Information shown:
___

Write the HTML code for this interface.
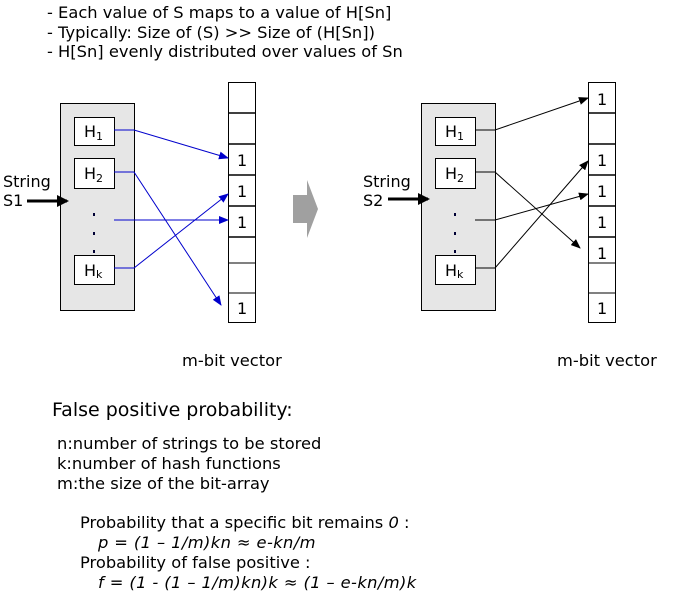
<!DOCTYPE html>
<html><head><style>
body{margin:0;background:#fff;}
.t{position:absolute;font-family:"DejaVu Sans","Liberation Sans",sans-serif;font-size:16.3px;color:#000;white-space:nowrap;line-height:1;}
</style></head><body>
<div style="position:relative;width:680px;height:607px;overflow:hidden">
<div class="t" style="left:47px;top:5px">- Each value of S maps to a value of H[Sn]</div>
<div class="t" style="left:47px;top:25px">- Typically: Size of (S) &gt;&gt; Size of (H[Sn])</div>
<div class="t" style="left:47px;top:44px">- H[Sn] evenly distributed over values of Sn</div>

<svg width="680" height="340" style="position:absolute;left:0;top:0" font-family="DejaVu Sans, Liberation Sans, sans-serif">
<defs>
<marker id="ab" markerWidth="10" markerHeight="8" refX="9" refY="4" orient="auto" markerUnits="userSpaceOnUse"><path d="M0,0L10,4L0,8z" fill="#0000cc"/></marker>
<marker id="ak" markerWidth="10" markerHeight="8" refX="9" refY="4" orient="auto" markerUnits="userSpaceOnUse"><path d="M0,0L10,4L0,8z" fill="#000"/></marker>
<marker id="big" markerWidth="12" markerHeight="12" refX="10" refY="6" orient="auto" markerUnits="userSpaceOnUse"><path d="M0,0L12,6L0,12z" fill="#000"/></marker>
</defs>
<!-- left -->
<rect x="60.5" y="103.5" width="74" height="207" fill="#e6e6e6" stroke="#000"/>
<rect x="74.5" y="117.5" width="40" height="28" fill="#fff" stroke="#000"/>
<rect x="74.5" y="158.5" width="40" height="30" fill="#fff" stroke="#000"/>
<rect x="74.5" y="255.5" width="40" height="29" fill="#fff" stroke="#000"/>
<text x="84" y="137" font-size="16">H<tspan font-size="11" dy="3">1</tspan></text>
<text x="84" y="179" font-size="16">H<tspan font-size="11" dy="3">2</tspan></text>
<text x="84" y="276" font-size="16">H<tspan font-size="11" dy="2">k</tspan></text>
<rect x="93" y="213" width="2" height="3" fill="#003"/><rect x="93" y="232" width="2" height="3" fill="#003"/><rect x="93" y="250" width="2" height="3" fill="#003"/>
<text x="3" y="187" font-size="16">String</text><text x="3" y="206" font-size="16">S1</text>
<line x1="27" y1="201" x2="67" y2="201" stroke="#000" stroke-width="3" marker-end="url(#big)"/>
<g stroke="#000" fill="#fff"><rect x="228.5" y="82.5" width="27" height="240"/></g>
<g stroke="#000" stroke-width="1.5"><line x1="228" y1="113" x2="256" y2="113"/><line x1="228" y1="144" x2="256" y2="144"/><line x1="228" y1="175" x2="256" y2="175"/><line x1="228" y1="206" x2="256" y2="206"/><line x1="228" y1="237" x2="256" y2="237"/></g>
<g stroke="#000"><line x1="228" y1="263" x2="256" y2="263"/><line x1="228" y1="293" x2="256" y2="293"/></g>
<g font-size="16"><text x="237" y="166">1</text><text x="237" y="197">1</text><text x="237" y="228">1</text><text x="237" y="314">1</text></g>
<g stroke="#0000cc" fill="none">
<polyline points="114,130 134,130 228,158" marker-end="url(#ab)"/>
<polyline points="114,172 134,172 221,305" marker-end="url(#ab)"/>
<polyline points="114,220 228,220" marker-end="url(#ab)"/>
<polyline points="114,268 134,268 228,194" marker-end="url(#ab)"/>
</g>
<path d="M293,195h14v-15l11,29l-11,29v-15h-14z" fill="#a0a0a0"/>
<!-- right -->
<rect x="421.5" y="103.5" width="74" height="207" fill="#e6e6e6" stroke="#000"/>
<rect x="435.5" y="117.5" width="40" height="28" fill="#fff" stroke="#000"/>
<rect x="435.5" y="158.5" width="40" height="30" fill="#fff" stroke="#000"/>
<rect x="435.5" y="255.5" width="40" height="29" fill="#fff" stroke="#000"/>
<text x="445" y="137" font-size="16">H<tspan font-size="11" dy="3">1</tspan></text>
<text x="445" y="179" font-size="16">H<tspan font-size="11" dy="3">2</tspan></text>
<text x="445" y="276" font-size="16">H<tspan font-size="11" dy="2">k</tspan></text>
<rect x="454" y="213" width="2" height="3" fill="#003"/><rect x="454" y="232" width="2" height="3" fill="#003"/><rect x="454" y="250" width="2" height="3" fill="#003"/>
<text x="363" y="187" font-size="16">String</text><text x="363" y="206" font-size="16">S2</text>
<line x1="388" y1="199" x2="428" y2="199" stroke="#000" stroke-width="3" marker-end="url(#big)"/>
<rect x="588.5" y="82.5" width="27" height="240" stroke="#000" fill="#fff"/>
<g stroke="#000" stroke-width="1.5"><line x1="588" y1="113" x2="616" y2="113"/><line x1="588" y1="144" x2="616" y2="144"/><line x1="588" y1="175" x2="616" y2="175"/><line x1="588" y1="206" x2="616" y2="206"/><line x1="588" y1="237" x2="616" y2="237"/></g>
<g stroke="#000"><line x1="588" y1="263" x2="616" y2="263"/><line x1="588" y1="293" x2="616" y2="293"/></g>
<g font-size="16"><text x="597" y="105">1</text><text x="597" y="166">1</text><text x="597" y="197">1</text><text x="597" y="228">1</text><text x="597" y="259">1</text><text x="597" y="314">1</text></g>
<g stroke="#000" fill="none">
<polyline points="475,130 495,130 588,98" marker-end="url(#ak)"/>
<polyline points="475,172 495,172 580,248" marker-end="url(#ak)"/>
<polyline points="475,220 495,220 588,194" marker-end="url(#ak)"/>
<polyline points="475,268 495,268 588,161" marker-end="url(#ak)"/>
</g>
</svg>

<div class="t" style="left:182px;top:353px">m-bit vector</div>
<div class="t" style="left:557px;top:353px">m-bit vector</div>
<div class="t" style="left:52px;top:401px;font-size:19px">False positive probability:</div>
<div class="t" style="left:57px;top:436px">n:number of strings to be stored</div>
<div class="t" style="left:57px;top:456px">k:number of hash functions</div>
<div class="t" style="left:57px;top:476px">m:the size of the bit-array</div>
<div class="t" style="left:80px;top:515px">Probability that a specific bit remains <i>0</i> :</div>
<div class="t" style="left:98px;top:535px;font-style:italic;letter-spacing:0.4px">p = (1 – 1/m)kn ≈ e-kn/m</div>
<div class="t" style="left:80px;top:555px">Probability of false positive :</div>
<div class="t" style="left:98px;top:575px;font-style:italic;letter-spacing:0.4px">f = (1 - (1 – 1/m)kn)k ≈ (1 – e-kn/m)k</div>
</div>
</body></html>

___

Challenge:
Quote, exactly and only, the lines from the first line of the data above through the line containing "values of Sn</div>". The pictures do not belong in it.

The result:
Write the HTML code for this interface.
<!DOCTYPE html>
<html><head><style>
body{margin:0;background:#fff;}
.t{position:absolute;font-family:"DejaVu Sans","Liberation Sans",sans-serif;font-size:16.3px;color:#000;white-space:nowrap;line-height:1;}
</style></head><body>
<div style="position:relative;width:680px;height:607px;overflow:hidden">
<div class="t" style="left:47px;top:5px">- Each value of S maps to a value of H[Sn]</div>
<div class="t" style="left:47px;top:25px">- Typically: Size of (S) &gt;&gt; Size of (H[Sn])</div>
<div class="t" style="left:47px;top:44px">- H[Sn] evenly distributed over values of Sn</div>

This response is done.